### Short exercise
Extract the whole listing as it stands. Do not include the pictures.

### Information provided
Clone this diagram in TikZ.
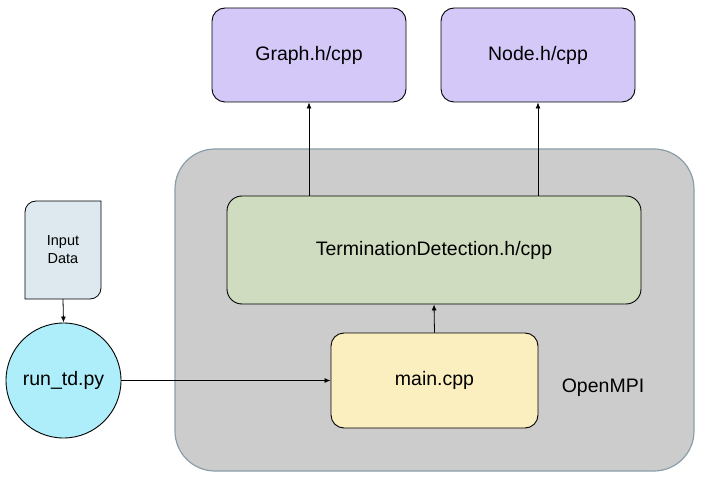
\documentclass[tikz,border=0pt]{standalone}
\usepackage{fontspec}
\setmainfont{Liberation Sans}
\usetikzlibrary{arrows.meta}
\definecolor{lav}{HTML}{D4C8F8}
\definecolor{tdgreen}{HTML}{D0DCBF}
\definecolor{mainy}{HTML}{FCEFBF}
\definecolor{contf}{HTML}{CCCCCC}
\definecolor{contd}{HTML}{8A9EA8}
\definecolor{inpf}{HTML}{DDE9EE}
\definecolor{cyanf}{HTML}{AEEEFB}
\tikzset{
  box/.style={draw=black, line width=0.9pt, rounded corners=13pt, inner sep=0pt, font=\fontsize{19.5}{22}\selectfont},
  conn/.style={line width=0.8pt, -{Latex[length=6pt,width=5pt]}},
}
\begin{document}
\begin{tikzpicture}[x=1pt,y=-1pt]
\useasboundingbox (0,0) rectangle (709,478);
% container
\draw[fill=contf, draw=contd, line width=1.2pt, rounded corners=40pt] (175,149) rectangle (694,471);
\node[font=\fontsize{19.5}{22}\selectfont] (ompi) at (603,388) {OpenMPI};
% top boxes
\node[box, fill=lav, minimum width=194pt, minimum height=94pt] (graph) at (309,55) {Graph.h/cpp};
\node[box, fill=lav, minimum width=194pt, minimum height=94pt] (nodeh) at (538,55) {Node.h/cpp};
% TD
\node[box, fill=tdgreen, minimum width=414pt, minimum height=108pt, rounded corners=15pt] (td) at (434,250) {TerminationDetection.h/cpp};
% main
\node[box, fill=mainy, minimum width=207pt, minimum height=95pt] (main) at (434.5,380.5) {main.cpp};
% input data (rounded top-left and bottom-right corners)
\draw[fill=inpf, line width=0.8pt] (25,299) -- (25,212) .. controls (25,205.9) and (29.9,201) .. (36,201) -- (101,201) -- (101,288) .. controls (101,294.1) and (96.1,299) .. (90,299) -- cycle;
\node[font=\fontsize{14.5}{18}\selectfont, align=center] (inp) at (63,250) {Input\\Data};
\coordinate (inpb) at (63,299);
% circle
\node[draw=black, line width=0.9pt, fill=cyanf, circle, minimum size=115pt, inner sep=0pt, font=\fontsize{19.5}{22}\selectfont] (run) at (63.5,380.5) {run\_td.py};
% connectors
\draw[conn] (inpb) -- (run.north);
\draw[conn] (run.east) -- (main.west);
\draw[conn] (main.north) -- (td.south);
\draw[conn] (td.north -| graph.south) -- (graph.south);
\draw[conn] (td.north -| nodeh.south) -- (nodeh.south);
\end{tikzpicture}
\end{document}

### Exercise response
Clone this diagram in TikZ.
\documentclass[tikz,border=0pt]{standalone}
\usepackage{fontspec}
\setmainfont{Liberation Sans}
\usetikzlibrary{arrows.meta}
\definecolor{lav}{HTML}{D4C8F8}
\definecolor{tdgreen}{HTML}{D0DCBF}
\definecolor{mainy}{HTML}{FCEFBF}
\definecolor{contf}{HTML}{CCCCCC}
\definecolor{contd}{HTML}{8A9EA8}
\definecolor{inpf}{HTML}{DDE9EE}
\definecolor{cyanf}{HTML}{AEEEFB}
\tikzset{
  box/.style={draw=black, line width=0.9pt, rounded corners=13pt, inner sep=0pt, font=\fontsize{19.5}{22}\selectfont},
  conn/.style={line width=0.8pt, -{Latex[length=6pt,width=5pt]}},
}
\begin{document}
\begin{tikzpicture}[x=1pt,y=-1pt]
\useasboundingbox (0,0) rectangle (709,478);
% container
\draw[fill=contf, draw=contd, line width=1.2pt, rounded corners=40pt] (175,149) rectangle (694,471);
\node[font=\fontsize{19.5}{22}\selectfont] (ompi) at (603,388) {OpenMPI};
% top boxes
\node[box, fill=lav, minimum width=194pt, minimum height=94pt] (graph) at (309,55) {Graph.h/cpp};
\node[box, fill=lav, minimum width=194pt, minimum height=94pt] (nodeh) at (538,55) {Node.h/cpp};
% TD
\node[box, fill=tdgreen, minimum width=414pt, minimum height=108pt, rounded corners=15pt] (td) at (434,250) {TerminationDetection.h/cpp};
% main
\node[box, fill=mainy, minimum width=207pt, minimum height=95pt] (main) at (434.5,380.5) {main.cpp};
% input data (rounded top-left and bottom-right corners)
\draw[fill=inpf, line width=0.8pt] (25,299) -- (25,212) .. controls (25,205.9) and (29.9,201) .. (36,201) -- (101,201) -- (101,288) .. controls (101,294.1) and (96.1,299) .. (90,299) -- cycle;
\node[font=\fontsize{14.5}{18}\selectfont, align=center] (inp) at (63,250) {Input\\Data};
\coordinate (inpb) at (63,299);
% circle
\node[draw=black, line width=0.9pt, fill=cyanf, circle, minimum size=115pt, inner sep=0pt, font=\fontsize{19.5}{22}\selectfont] (run) at (63.5,380.5) {run\_td.py};
% connectors
\draw[conn] (inpb) -- (run.north);
\draw[conn] (run.east) -- (main.west);
\draw[conn] (main.north) -- (td.south);
\draw[conn] (td.north -| graph.south) -- (graph.south);
\draw[conn] (td.north -| nodeh.south) -- (nodeh.south);
\end{tikzpicture}
\end{document}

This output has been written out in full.